## Task objective
Quote every line of the data below as it stands, omitting pictures.

## Entries shown
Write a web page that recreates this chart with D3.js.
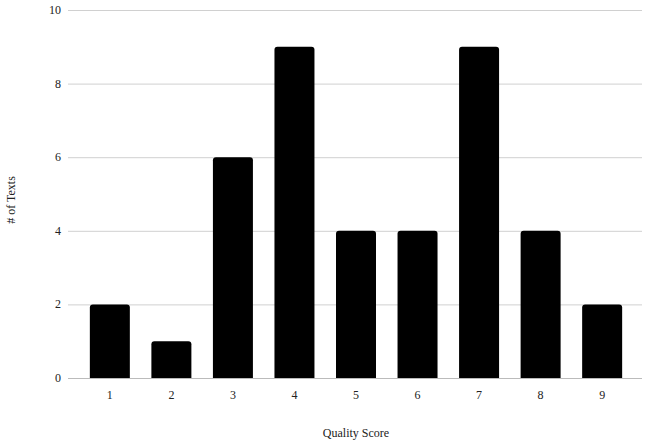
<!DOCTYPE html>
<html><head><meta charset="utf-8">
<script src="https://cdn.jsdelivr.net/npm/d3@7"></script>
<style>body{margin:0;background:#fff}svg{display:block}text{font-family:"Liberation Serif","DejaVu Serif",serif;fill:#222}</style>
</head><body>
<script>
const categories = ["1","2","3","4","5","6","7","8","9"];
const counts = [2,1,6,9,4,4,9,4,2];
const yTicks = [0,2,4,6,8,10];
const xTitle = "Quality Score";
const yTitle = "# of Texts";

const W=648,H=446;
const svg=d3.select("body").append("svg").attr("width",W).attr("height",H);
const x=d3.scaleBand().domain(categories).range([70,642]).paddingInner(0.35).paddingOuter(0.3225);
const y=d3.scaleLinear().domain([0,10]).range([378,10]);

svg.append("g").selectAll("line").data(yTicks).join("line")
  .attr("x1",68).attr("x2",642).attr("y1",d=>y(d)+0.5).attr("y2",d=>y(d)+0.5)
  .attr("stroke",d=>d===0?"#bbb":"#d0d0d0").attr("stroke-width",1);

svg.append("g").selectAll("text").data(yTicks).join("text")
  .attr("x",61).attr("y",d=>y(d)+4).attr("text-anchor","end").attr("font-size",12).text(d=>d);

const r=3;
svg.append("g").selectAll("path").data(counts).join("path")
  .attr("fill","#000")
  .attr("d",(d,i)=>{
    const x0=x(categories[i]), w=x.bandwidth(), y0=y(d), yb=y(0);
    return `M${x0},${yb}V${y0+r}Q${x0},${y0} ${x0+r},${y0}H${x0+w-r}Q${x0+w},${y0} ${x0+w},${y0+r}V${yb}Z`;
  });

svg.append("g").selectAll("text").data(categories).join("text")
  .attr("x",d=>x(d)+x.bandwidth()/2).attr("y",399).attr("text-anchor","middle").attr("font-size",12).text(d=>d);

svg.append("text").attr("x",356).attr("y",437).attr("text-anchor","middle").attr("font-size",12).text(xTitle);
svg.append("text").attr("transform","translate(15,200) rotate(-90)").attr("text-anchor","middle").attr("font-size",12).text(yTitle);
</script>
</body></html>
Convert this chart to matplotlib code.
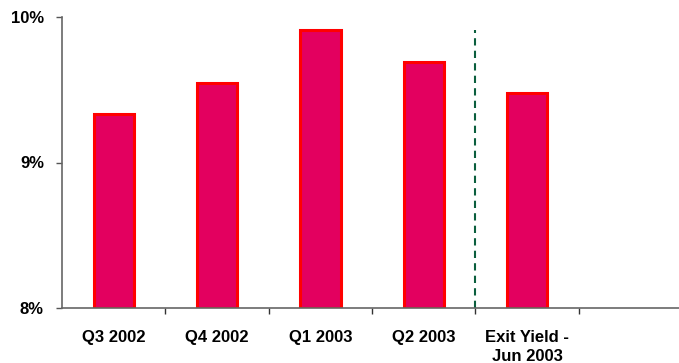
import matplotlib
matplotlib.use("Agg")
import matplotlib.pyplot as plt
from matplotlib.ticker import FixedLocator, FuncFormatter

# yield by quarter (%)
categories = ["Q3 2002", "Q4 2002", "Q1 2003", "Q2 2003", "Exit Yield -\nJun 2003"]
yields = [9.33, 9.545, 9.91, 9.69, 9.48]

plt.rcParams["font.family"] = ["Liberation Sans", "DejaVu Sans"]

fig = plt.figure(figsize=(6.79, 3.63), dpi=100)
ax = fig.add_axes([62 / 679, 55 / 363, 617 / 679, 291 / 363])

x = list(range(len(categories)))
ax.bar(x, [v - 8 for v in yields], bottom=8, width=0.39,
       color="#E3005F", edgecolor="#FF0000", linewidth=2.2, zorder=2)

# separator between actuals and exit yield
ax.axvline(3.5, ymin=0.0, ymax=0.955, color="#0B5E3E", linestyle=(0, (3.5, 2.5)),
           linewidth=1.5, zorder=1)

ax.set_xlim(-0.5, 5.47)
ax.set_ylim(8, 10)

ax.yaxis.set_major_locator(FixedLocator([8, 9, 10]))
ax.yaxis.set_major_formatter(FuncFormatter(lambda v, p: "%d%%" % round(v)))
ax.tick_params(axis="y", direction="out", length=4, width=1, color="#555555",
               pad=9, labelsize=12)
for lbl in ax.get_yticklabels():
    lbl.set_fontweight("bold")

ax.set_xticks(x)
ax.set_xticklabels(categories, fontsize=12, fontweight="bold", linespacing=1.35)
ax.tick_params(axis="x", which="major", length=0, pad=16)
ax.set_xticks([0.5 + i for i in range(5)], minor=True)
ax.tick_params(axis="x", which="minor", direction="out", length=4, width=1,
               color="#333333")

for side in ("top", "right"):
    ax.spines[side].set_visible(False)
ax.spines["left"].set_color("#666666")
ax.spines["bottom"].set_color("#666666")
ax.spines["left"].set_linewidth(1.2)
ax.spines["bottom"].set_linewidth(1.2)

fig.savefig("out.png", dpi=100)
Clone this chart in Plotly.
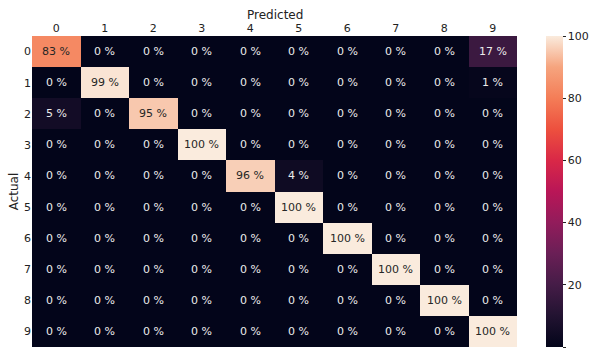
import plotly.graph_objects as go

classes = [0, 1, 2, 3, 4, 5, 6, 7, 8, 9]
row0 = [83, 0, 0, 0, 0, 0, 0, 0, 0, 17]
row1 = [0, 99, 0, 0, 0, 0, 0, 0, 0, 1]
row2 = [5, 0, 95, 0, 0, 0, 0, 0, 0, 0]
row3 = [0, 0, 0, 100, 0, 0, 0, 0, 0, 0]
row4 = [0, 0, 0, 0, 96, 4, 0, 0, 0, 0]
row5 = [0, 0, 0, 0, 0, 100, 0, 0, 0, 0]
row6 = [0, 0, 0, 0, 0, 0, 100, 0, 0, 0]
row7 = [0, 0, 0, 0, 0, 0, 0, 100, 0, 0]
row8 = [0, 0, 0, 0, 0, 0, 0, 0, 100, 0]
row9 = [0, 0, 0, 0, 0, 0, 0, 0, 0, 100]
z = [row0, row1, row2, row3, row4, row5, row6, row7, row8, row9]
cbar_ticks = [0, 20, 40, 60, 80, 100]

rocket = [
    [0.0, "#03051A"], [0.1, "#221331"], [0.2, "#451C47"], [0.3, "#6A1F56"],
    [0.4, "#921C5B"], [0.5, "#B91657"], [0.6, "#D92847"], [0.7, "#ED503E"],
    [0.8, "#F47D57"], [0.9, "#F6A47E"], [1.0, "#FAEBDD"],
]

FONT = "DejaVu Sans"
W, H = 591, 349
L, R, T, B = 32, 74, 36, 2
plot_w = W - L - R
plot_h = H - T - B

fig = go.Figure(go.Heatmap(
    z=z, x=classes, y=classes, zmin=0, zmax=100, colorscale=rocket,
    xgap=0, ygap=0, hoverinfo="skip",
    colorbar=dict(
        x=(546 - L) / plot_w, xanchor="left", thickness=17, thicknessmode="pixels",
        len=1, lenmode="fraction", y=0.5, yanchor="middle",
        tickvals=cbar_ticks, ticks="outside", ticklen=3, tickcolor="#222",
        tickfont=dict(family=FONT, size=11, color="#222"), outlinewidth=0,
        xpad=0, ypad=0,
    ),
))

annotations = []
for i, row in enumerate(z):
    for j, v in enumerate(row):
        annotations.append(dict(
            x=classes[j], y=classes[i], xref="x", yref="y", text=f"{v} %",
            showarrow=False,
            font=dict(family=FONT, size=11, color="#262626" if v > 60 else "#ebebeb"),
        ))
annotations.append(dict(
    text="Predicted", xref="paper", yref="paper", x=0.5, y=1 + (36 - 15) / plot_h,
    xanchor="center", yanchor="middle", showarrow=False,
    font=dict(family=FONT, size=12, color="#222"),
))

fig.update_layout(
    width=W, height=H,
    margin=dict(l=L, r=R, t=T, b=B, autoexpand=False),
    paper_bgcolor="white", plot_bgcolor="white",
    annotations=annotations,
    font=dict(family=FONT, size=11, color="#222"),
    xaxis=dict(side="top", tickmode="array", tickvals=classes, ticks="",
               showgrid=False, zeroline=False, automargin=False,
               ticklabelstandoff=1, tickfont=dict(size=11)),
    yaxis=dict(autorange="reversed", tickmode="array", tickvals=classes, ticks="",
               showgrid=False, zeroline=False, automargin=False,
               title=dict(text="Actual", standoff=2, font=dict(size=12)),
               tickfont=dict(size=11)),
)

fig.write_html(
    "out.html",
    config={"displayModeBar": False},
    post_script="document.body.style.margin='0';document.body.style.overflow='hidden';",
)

## Solution below
Write a web page that recreates this chart with D3.js.
<!DOCTYPE html>
<html><head><meta charset="utf-8">
<script src="https://cdn.jsdelivr.net/npm/d3@7"></script>
<style>body{margin:0;background:#fff}svg{display:block}text{font-family:"Liberation Serif","DejaVu Serif",serif;fill:#222}</style>
</head><body>
<script>
const categories = ["1","2","3","4","5","6","7","8","9"];
const counts = [2,1,6,9,4,4,9,4,2];
const yTicks = [0,2,4,6,8,10];
const xTitle = "Quality Score";
const yTitle = "# of Texts";

const W=648,H=446;
const svg=d3.select("body").append("svg").attr("width",W).attr("height",H);
const x=d3.scaleBand().domain(categories).range([70,642]).paddingInner(0.35).paddingOuter(0.3225);
const y=d3.scaleLinear().domain([0,10]).range([378,10]);

svg.append("g").selectAll("line").data(yTicks).join("line")
  .attr("x1",68).attr("x2",642).attr("y1",d=>y(d)+0.5).attr("y2",d=>y(d)+0.5)
  .attr("stroke",d=>d===0?"#bbb":"#d0d0d0").attr("stroke-width",1);

svg.append("g").selectAll("text").data(yTicks).join("text")
  .attr("x",61).attr("y",d=>y(d)+4).attr("text-anchor","end").attr("font-size",12).text(d=>d);

const r=3;
svg.append("g").selectAll("path").data(counts).join("path")
  .attr("fill","#000")
  .attr("d",(d,i)=>{
    const x0=x(categories[i]), w=x.bandwidth(), y0=y(d), yb=y(0);
    return `M${x0},${yb}V${y0+r}Q${x0},${y0} ${x0+r},${y0}H${x0+w-r}Q${x0+w},${y0} ${x0+w},${y0+r}V${yb}Z`;
  });

svg.append("g").selectAll("text").data(categories).join("text")
  .attr("x",d=>x(d)+x.bandwidth()/2).attr("y",399).attr("text-anchor","middle").attr("font-size",12).text(d=>d);

svg.append("text").attr("x",356).attr("y",437).attr("text-anchor","middle").attr("font-size",12).text(xTitle);
svg.append("text").attr("transform","translate(15,200) rotate(-90)").attr("text-anchor","middle").attr("font-size",12).text(yTitle);
</script>
</body></html>
Convert this chart to matplotlib code.
import matplotlib
matplotlib.use("Agg")
import matplotlib.pyplot as plt
from matplotlib.ticker import FixedLocator, FuncFormatter

# yield by quarter (%)
categories = ["Q3 2002", "Q4 2002", "Q1 2003", "Q2 2003", "Exit Yield -\nJun 2003"]
yields = [9.33, 9.545, 9.91, 9.69, 9.48]

plt.rcParams["font.family"] = ["Liberation Sans", "DejaVu Sans"]

fig = plt.figure(figsize=(6.79, 3.63), dpi=100)
ax = fig.add_axes([62 / 679, 55 / 363, 617 / 679, 291 / 363])

x = list(range(len(categories)))
ax.bar(x, [v - 8 for v in yields], bottom=8, width=0.39,
       color="#E3005F", edgecolor="#FF0000", linewidth=2.2, zorder=2)

# separator between actuals and exit yield
ax.axvline(3.5, ymin=0.0, ymax=0.955, color="#0B5E3E", linestyle=(0, (3.5, 2.5)),
           linewidth=1.5, zorder=1)

ax.set_xlim(-0.5, 5.47)
ax.set_ylim(8, 10)

ax.yaxis.set_major_locator(FixedLocator([8, 9, 10]))
ax.yaxis.set_major_formatter(FuncFormatter(lambda v, p: "%d%%" % round(v)))
ax.tick_params(axis="y", direction="out", length=4, width=1, color="#555555",
               pad=9, labelsize=12)
for lbl in ax.get_yticklabels():
    lbl.set_fontweight("bold")

ax.set_xticks(x)
ax.set_xticklabels(categories, fontsize=12, fontweight="bold", linespacing=1.35)
ax.tick_params(axis="x", which="major", length=0, pad=16)
ax.set_xticks([0.5 + i for i in range(5)], minor=True)
ax.tick_params(axis="x", which="minor", direction="out", length=4, width=1,
               color="#333333")

for side in ("top", "right"):
    ax.spines[side].set_visible(False)
ax.spines["left"].set_color("#666666")
ax.spines["bottom"].set_color("#666666")
ax.spines["left"].set_linewidth(1.2)
ax.spines["bottom"].set_linewidth(1.2)

fig.savefig("out.png", dpi=100)
Clone this chart in Plotly.
import plotly.graph_objects as go

classes = [0, 1, 2, 3, 4, 5, 6, 7, 8, 9]
row0 = [83, 0, 0, 0, 0, 0, 0, 0, 0, 17]
row1 = [0, 99, 0, 0, 0, 0, 0, 0, 0, 1]
row2 = [5, 0, 95, 0, 0, 0, 0, 0, 0, 0]
row3 = [0, 0, 0, 100, 0, 0, 0, 0, 0, 0]
row4 = [0, 0, 0, 0, 96, 4, 0, 0, 0, 0]
row5 = [0, 0, 0, 0, 0, 100, 0, 0, 0, 0]
row6 = [0, 0, 0, 0, 0, 0, 100, 0, 0, 0]
row7 = [0, 0, 0, 0, 0, 0, 0, 100, 0, 0]
row8 = [0, 0, 0, 0, 0, 0, 0, 0, 100, 0]
row9 = [0, 0, 0, 0, 0, 0, 0, 0, 0, 100]
z = [row0, row1, row2, row3, row4, row5, row6, row7, row8, row9]
cbar_ticks = [0, 20, 40, 60, 80, 100]

rocket = [
    [0.0, "#03051A"], [0.1, "#221331"], [0.2, "#451C47"], [0.3, "#6A1F56"],
    [0.4, "#921C5B"], [0.5, "#B91657"], [0.6, "#D92847"], [0.7, "#ED503E"],
    [0.8, "#F47D57"], [0.9, "#F6A47E"], [1.0, "#FAEBDD"],
]

FONT = "DejaVu Sans"
W, H = 591, 349
L, R, T, B = 32, 74, 36, 2
plot_w = W - L - R
plot_h = H - T - B

fig = go.Figure(go.Heatmap(
    z=z, x=classes, y=classes, zmin=0, zmax=100, colorscale=rocket,
    xgap=0, ygap=0, hoverinfo="skip",
    colorbar=dict(
        x=(546 - L) / plot_w, xanchor="left", thickness=17, thicknessmode="pixels",
        len=1, lenmode="fraction", y=0.5, yanchor="middle",
        tickvals=cbar_ticks, ticks="outside", ticklen=3, tickcolor="#222",
        tickfont=dict(family=FONT, size=11, color="#222"), outlinewidth=0,
        xpad=0, ypad=0,
    ),
))

annotations = []
for i, row in enumerate(z):
    for j, v in enumerate(row):
        annotations.append(dict(
            x=classes[j], y=classes[i], xref="x", yref="y", text=f"{v} %",
            showarrow=False,
            font=dict(family=FONT, size=11, color="#262626" if v > 60 else "#ebebeb"),
        ))
annotations.append(dict(
    text="Predicted", xref="paper", yref="paper", x=0.5, y=1 + (36 - 15) / plot_h,
    xanchor="center", yanchor="middle", showarrow=False,
    font=dict(family=FONT, size=12, color="#222"),
))

fig.update_layout(
    width=W, height=H,
    margin=dict(l=L, r=R, t=T, b=B, autoexpand=False),
    paper_bgcolor="white", plot_bgcolor="white",
    annotations=annotations,
    font=dict(family=FONT, size=11, color="#222"),
    xaxis=dict(side="top", tickmode="array", tickvals=classes, ticks="",
               showgrid=False, zeroline=False, automargin=False,
               ticklabelstandoff=1, tickfont=dict(size=11)),
    yaxis=dict(autorange="reversed", tickmode="array", tickvals=classes, ticks="",
               showgrid=False, zeroline=False, automargin=False,
               title=dict(text="Actual", standoff=2, font=dict(size=12)),
               tickfont=dict(size=11)),
)

fig.write_html(
    "out.html",
    config={"displayModeBar": False},
    post_script="document.body.style.margin='0';document.body.style.overflow='hidden';",
)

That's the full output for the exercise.